The large rooms looked empty even after their old furniture had been unpacked. Once Tanya realized that Casey wouldn’t complain, she had Yuri and Danny throw most of the junky old furniture into a bonfire pile. After that, the family went on a spending spree in Vancouver and Nanaimo. With new furnit
ure and an obscene amount of storage space, Tanya set about organizing the family’s permanent home while Casey and the children were busy with the 4-H programs and other summer-time activities.
As the months flew by, the HOTH began to feel like a home. One night in January, as Tanya and Casey reflected on how well things had turned out, Casey realized that he had become complacent. He spent the next few evenings tearing through his favorite economics and geopolitical websites, re-caging his gyros.
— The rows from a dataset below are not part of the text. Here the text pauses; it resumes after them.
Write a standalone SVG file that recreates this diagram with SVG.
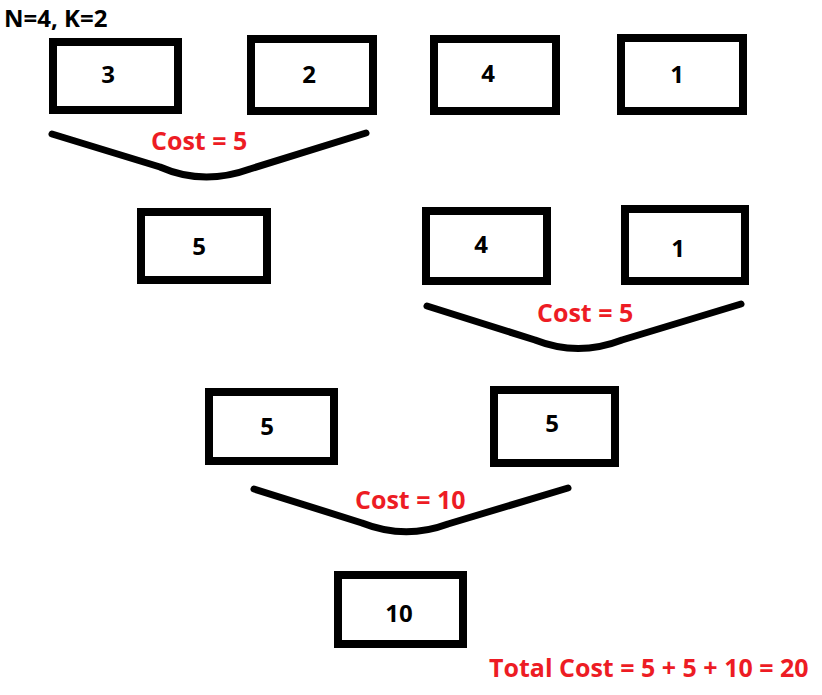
<svg xmlns="http://www.w3.org/2000/svg" width="822" height="695" viewBox="0 0 822 695">
<style>
.box{fill:#fff;stroke:#000;stroke-width:8}
.num{font-family:"Open Sans","Liberation Sans",sans-serif;font-weight:bold;font-size:24px;fill:#000;text-anchor:middle;dominant-baseline:central}
.cost{font-family:"Open Sans","Liberation Sans",sans-serif;font-weight:bold;font-size:25px;fill:#ed1c24}
.curve{fill:none;stroke:#000;stroke-width:7;stroke-linecap:round;stroke-linejoin:round}
</style>
<rect width="822" height="695" fill="#fff"/>
<text x="4" y="27" font-family="'Open Sans','Liberation Sans',sans-serif" font-weight="bold" font-size="24" fill="#000">N=4, K=2</text>
<g id="n1"><rect class="box" x="53" y="42" width="125" height="68"/><text class="num" x="108" y="73">3</text></g>
<g id="n2"><rect class="box" x="251" y="39" width="122" height="72"/><text class="num" x="309" y="73">2</text></g>
<g id="n3"><rect class="box" x="434" y="39" width="122" height="72"/><text class="num" x="488" y="72">4</text></g>
<g id="n4"><rect class="box" x="621" y="38" width="122" height="73"/><text class="num" x="677" y="73">1</text></g>
<g id="n5"><rect class="box" x="141" y="212" width="126" height="68"/><text class="num" x="199" y="245">5</text></g>
<g id="n6"><rect class="box" x="426" y="211" width="121" height="70"/><text class="num" x="481" y="243">4</text></g>
<g id="n7"><rect class="box" x="625" y="209" width="120" height="72"/><text class="num" x="678" y="247">1</text></g>
<g id="n8"><rect class="box" x="209" y="392" width="125" height="69"/><text class="num" x="267" y="425">5</text></g>
<g id="n9"><rect class="box" x="494" y="390" width="121" height="73"/><text class="num" x="552" y="422">5</text></g>
<g id="n10"><rect class="box" x="338" y="575" width="125" height="69"/><text class="num" x="399" y="612">10</text></g>
<g id="connectors">
<path class="curve" d="M52,134 L160,167 Q203,186 250,169 L366,133"/>
<path class="curve" d="M427,306 L535,340 Q578,357 622,340 L741,304"/>
<path class="curve" d="M254,489 L362,523 Q405,540 448,524 L568,488"/>
</g>
<text class="cost" x="151" y="150">Cost = 5</text>
<text class="cost" x="537" y="322">Cost = 5</text>
<text class="cost" x="355" y="509">Cost = 10</text>
<text class="cost" x="489" y="677">Total Cost = 5 + 5 + 10 = 20</text>
</svg>
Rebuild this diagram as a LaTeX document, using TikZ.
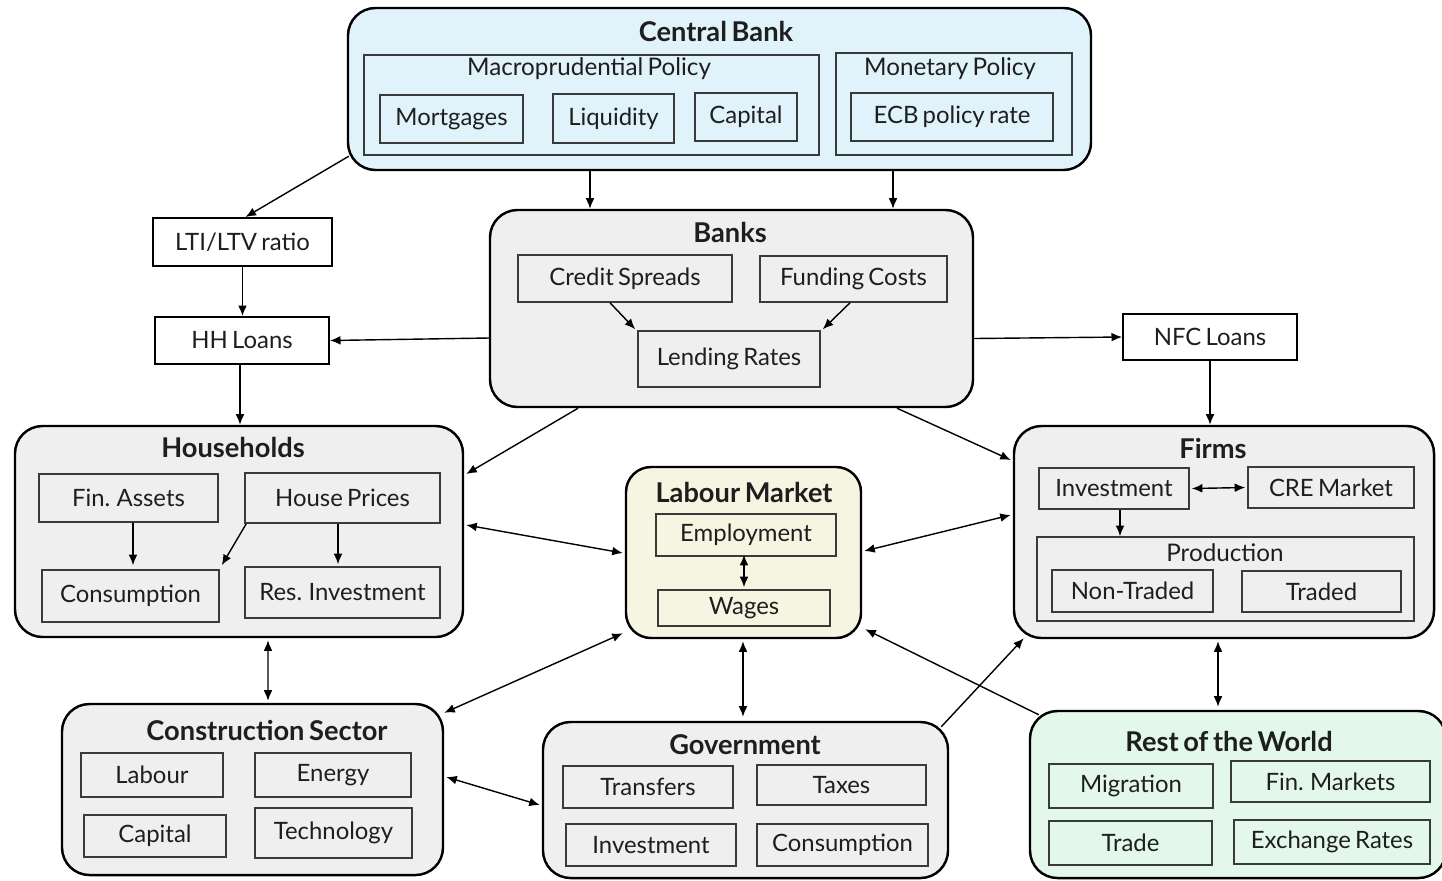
\documentclass[tikz,border=0pt]{standalone}
\usepackage{fontspec}
\setmainfont{Lato}[WordSpace=0.7]
\usetikzlibrary{arrows.meta,calc}
\definecolor{cbfill}{HTML}{E0F3FB}
\definecolor{grfill}{HTML}{EFEFEF}
\definecolor{lmfill}{HTML}{F5F5E2}
\definecolor{rwfill}{HTML}{E3F8EA}
\definecolor{txt}{HTML}{1E1E1E}
\definecolor{subline}{HTML}{3A3A3A}
\newcommand\mybox[7]{\node[#2,minimum width={(#5-#3)*0.02cm},minimum height={(#6-#4)*0.02cm},inner sep=0pt] (#1) at ({(#3+#5)/2},{(#4+#6)/2}) {#7};}
\tikzset{
  x=0.02cm,y=-0.02cm,
  group/.style={draw=black,line width=1.4pt,rounded corners=0.55cm},
  sub/.style={draw=subline,line width=0.9pt,text=txt,font=\fontsize{13.6}{15}\selectfont},
  plain/.style={draw=black,line width=1.1pt,fill=white,text=txt,font=\fontsize{13.6}{15}\selectfont},
  ttl/.style={text=txt,font=\fontsize{15.5}{17}\selectfont\bfseries,inner sep=0pt},
  stl/.style={text=txt,font=\fontsize{13.8}{15}\selectfont,inner sep=0pt},
  arr/.style={draw=black,line width=0.8pt,-{Latex[length=6pt,width=5pt]}},
  darr/.style={draw=black,line width=0.8pt,{Latex[length=6pt,width=5pt]}-{Latex[length=6pt,width=5pt]}},
}
\begin{document}
\begin{tikzpicture}
\useasboundingbox (0,0) rectangle (1442,880);
% Central Bank
\mybox{cb}{group,fill=cbfill}{348}{8}{1091}{170}{}
\node[ttl] (cbt) at (716,31) {Central Bank};
\mybox{mp}{sub}{364}{55}{819}{155}{}
\node[stl] (mpt) at (589,69) {Macroprudential Policy};
\mybox{mort}{sub}{380}{95}{523}{143}{Mortgages}
\mybox{liq}{sub}{553}{94}{674}{143}{Liquidity}
\mybox{cap}{sub}{695}{93}{797}{141}{Capital}
\mybox{mon}{sub}{836}{53}{1072}{155}{}
\node[stl] (mont) at (950,69) {Monetary Policy};
\mybox{ecb}{sub}{851}{93}{1053}{141}{ECB policy rate}
% loans
\mybox{lti}{plain}{153}{218}{332}{266}{LTI/LTV ratio}
\mybox{hhl}{plain}{155}{317}{329}{364}{HH Loans}
\mybox{nfc}{plain}{1123}{314}{1297}{360}{NFC Loans}
% Banks
\mybox{banks}{group,fill=grfill}{490}{210}{973}{407}{}
\node[ttl] (bankst) at (730,232) {Banks};
\mybox{crs}{sub}{518}{255}{732}{302}{Credit Spreads}
\mybox{fc}{sub}{760}{256}{947}{302}{Funding Costs}
\mybox{lr}{sub}{638}{331}{820}{387}{Lending Rates}
% Households
\mybox{hh}{group,fill=grfill}{15}{426}{463}{637}{}
\node[ttl] (hht) at (233,447) {Households};
\mybox{fa}{sub}{39}{474}{218}{522}{Fin. Assets}
\mybox{hp}{sub}{245}{473}{440}{523}{House Prices}
\mybox{cons}{sub}{42}{570}{219}{622}{Consumption}
\mybox{ri}{sub}{245}{567}{440}{618}{Res. Investment}
% Labour market
\mybox{lm}{group,fill=lmfill,rounded corners=0.5cm}{626}{467}{861}{638}{}
\node[ttl] (lmt) at (744,492) {Labour Market};
\mybox{emp}{sub}{656}{514}{836}{556}{Employment}
\mybox{wag}{sub}{658}{590}{830}{626}{Wages}
% Firms
\mybox{firms}{group,fill=grfill}{1014}{426}{1434}{638}{}
\node[ttl] (firmst) at (1213,448) {Firms};
\mybox{inv}{sub}{1039}{468}{1189}{509}{Investment}
\mybox{cre}{sub}{1248}{467}{1414}{508}{CRE Market}
\mybox{prod}{sub}{1037}{537}{1414}{621}{}
\node[stl] (prodt) at (1225,553) {Production};
\mybox{nt}{sub}{1052}{570}{1213}{612}{Non-Traded}
\mybox{tr}{sub}{1242}{571}{1401}{612}{Traded}
% Construction
\mybox{cs}{group,fill=grfill}{62}{704}{443}{875}{}
\node[ttl] (cst) at (267,730) {Construction Sector};
\mybox{lab}{sub}{81}{753}{223}{797}{Labour}
\mybox{ene}{sub}{255}{753}{411}{797}{Energy}
\mybox{ccap}{sub}{84}{815}{226}{857}{Capital}
\mybox{tech}{sub}{255}{808}{412}{858}{Technology}
% Government
\mybox{gov}{group,fill=grfill}{543}{722}{948}{878}{}
\node[ttl] (govt) at (745,745) {Government};
\mybox{trf}{sub}{563}{766}{733}{808}{Transfers}
\mybox{tax}{sub}{757}{765}{926}{805}{Taxes}
\mybox{ginv}{sub}{566}{824}{736}{866}{Investment}
\mybox{gcons}{sub}{757}{824}{928}{866}{Consumption}
% Rest of the World
\mybox{row}{group,fill=rwfill}{1030}{711}{1446}{878}{}
\node[ttl] (rowt) at (1229,741) {Rest of the World};
\mybox{mig}{sub}{1049}{764}{1213}{808}{Migration}
\mybox{fm}{sub}{1231}{761}{1430}{802}{Fin. Markets}
\mybox{trd}{sub}{1049}{821}{1212}{865}{Trade}
\mybox{exr}{sub}{1234}{820}{1430}{864}{Exchange Rates}
% inner arrows
\draw[arr] ($(crs.south)+(-15,0)$) -- ($(lr.north west)+(-2,-1)$);
\draw[arr] ($(fc.south)+(-3.5,0)$) -- ($(lr.north east)+(2,-1)$);
\draw[arr] ($(fa.south)+(4.5,0)$) -- ($(cons.north)+(2.5,-4)$);
\draw[arr] ($(hp.south west)+(2,0)$) -- ($(cons.north east)+(2,-4)$);
\draw[arr] ($(hp.south)+(-4.5,0)$) -- ($(ri.north)+(-4.5,-2)$);
\draw[darr] ($(emp.south)+(-2,-2)$) -- ($(wag.north)+(0,-2)$);
\draw[darr] ($(inv.east)+(2,0)$) -- ($(cre.west)+(-2,0)$);
\draw[arr] ($(inv.south)+(6,0)$) -- ($(prod.north)+(-105.5,0)$);
% outer arrows
\draw[arr] ($(cb.south west)+(2,-15)$) -- ($(lti.north)+(3,0)$);
\draw[arr] (lti.south) -- (lti.south |- hhl.north);
\draw[arr] ($(cb.south)+(-129.5,0)$) -- ($(banks.north)+(-141.5,0)$);
\draw[arr] ($(cb.south)+(173.5,0)$) -- ($(banks.north)+(161.5,0)$);
\draw[arr] ($(banks.west)+(0,29.5)$) -- (hhl.east);
\draw[arr] ($(banks.east)+(0,30)$) -- (nfc.west);
\draw[arr] ($(hhl.south)+(-2,0)$) -- ($(hh.north)+(1,0)$);
\draw[arr] (nfc.south) -- (nfc.south |- firms.north);
\draw[arr] ($(banks.south)+(-153.5,0)$) -- ($(hh.east)+(2,-57.5)$);
\draw[arr] ($(banks.south)+(165.5,0)$) -- ($(firms.west)+(-2,-72)$);
\draw[darr] ($(hh.east)+(2,-6.5)$) -- ($(lm.west)+(-2,0.5)$);
\draw[darr] ($(firms.west)+(-2,-17)$) -- ($(lm.east)+(2,-1.5)$);
\draw[darr] ($(hh.south)+(29,2)$) -- ($(cs.north)+(15.5,-2)$);
\draw[darr] ($(cs.north east)+(0,10)$) -- ($(lm.south west)+(-2,-6)$);
\draw[darr] ($(lm.south)+(-0.5,2)$) -- ($(gov.north)+(-2.5,-4)$);
\draw[darr] ($(cs.east)+(2,-12.5)$) -- ($(gov.west)+(-2,5)$);
\draw[arr] ($(gov.north east)+(-8,6)$) -- ($(firms.south west)+(11,-1)$);
\draw[arr] ($(row.north west)+(10,5)$) -- ($(lm.south east)+(3,-10)$);
\draw[darr] ($(firms.south)+(-6,2)$) -- ($(row.north)+(-20,-3)$);
\end{tikzpicture}
\end{document}
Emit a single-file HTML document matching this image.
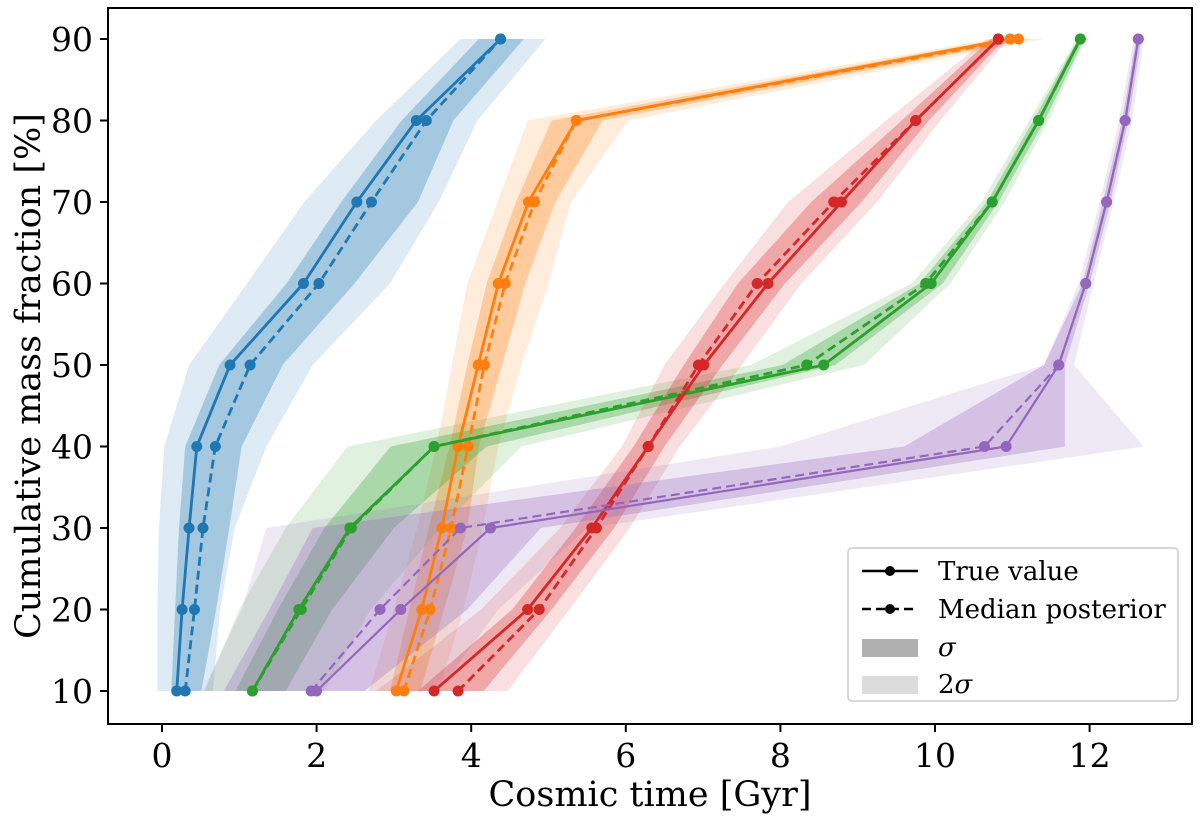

While the Callaghans had enjoyed their own boom time, the economy was starting to degenerate again. The international community was still arguing about what to do about the Israeli-Iranian problem, as the once eager United Nations Mission of Aid and Iranian Disarmament, or UNMAID, had become bogged down in logistical, security and cultural issues that threatened to tear the international coalition apart. Casey thought that a major international crisis was increasingly likely. It was time to move his preparations into high gear.
More than a year before he had planned to, Casey began his Food-Bank ConPlan. The original concept was to rotate the medium-term food items out and donate them to food banks just before the published expiry dates. The 5,000 pounds of canned goods had been purchased just twelve months ago and had been selected for their three year official expiry dates. That left over two years to nominal expiry. The same items sitting in a store wouldn’t be as fresh, Casey knew, but he decided to rotate them out early, resetting the clock. So in the first weeks of the new year Casey placed the same 5,000 pound order and received the canned goods and barrels of bulk dry goods by the end of January. He repeated the operation with Danny and Yuri helping with the physical task of moving the old cases of cans back up to the garage, and the new ones down to the bunker. However, he did not remove any of the bulk food pails from the DFR. Rather, he accumulated them and added 110 new pails to the DFR. Taken together, in the past 14 months the stockpiles in the DFR had reached about 20% of capacity.